■ What you have to do ■
Transcribe the material from its first line onward, ending with the line that contains "const yTicks = [0, 2, 4, 6, 8, 10, 12];" and adding nothing beyond it.
** start Available data **
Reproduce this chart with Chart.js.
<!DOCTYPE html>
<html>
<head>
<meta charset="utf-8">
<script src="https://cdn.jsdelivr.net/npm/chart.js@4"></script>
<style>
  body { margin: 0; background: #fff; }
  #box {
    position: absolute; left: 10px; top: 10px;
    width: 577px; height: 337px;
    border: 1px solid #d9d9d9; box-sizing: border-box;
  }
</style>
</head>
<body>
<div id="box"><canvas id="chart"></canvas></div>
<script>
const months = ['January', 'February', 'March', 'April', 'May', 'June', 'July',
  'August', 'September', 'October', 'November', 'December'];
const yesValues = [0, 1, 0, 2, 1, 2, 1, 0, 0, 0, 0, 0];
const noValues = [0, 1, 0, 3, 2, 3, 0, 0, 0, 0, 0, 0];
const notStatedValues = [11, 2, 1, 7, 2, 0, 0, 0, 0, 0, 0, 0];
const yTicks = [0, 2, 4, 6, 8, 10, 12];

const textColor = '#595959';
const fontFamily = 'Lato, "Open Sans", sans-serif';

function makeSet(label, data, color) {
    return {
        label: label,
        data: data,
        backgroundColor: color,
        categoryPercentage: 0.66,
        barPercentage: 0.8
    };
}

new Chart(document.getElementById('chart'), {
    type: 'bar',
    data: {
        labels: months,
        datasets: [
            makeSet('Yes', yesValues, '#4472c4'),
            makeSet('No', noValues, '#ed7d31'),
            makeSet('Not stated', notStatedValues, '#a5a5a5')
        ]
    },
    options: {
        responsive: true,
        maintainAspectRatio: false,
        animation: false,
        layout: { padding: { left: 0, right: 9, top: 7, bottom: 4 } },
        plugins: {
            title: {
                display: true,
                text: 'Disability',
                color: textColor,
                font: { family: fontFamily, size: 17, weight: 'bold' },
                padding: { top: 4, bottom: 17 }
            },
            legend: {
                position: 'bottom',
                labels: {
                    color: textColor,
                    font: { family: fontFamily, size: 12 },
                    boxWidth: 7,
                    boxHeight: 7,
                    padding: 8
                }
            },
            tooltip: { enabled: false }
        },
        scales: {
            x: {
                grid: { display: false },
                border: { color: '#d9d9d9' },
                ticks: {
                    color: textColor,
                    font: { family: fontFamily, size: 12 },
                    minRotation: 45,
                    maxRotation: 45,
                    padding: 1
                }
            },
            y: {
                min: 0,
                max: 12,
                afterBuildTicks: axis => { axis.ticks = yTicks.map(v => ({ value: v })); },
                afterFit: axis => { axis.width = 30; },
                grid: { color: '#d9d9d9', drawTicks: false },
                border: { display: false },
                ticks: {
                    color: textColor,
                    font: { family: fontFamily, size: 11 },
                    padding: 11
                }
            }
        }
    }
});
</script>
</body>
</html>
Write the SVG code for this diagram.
** end Available data **
■ The reply ■
Reproduce this chart with Chart.js.
<!DOCTYPE html>
<html>
<head>
<meta charset="utf-8">
<script src="https://cdn.jsdelivr.net/npm/chart.js@4"></script>
<style>
  body { margin: 0; background: #fff; }
  #box {
    position: absolute; left: 10px; top: 10px;
    width: 577px; height: 337px;
    border: 1px solid #d9d9d9; box-sizing: border-box;
  }
</style>
</head>
<body>
<div id="box"><canvas id="chart"></canvas></div>
<script>
const months = ['January', 'February', 'March', 'April', 'May', 'June', 'July',
  'August', 'September', 'October', 'November', 'December'];
const yesValues = [0, 1, 0, 2, 1, 2, 1, 0, 0, 0, 0, 0];
const noValues = [0, 1, 0, 3, 2, 3, 0, 0, 0, 0, 0, 0];
const notStatedValues = [11, 2, 1, 7, 2, 0, 0, 0, 0, 0, 0, 0];
const yTicks = [0, 2, 4, 6, 8, 10, 12];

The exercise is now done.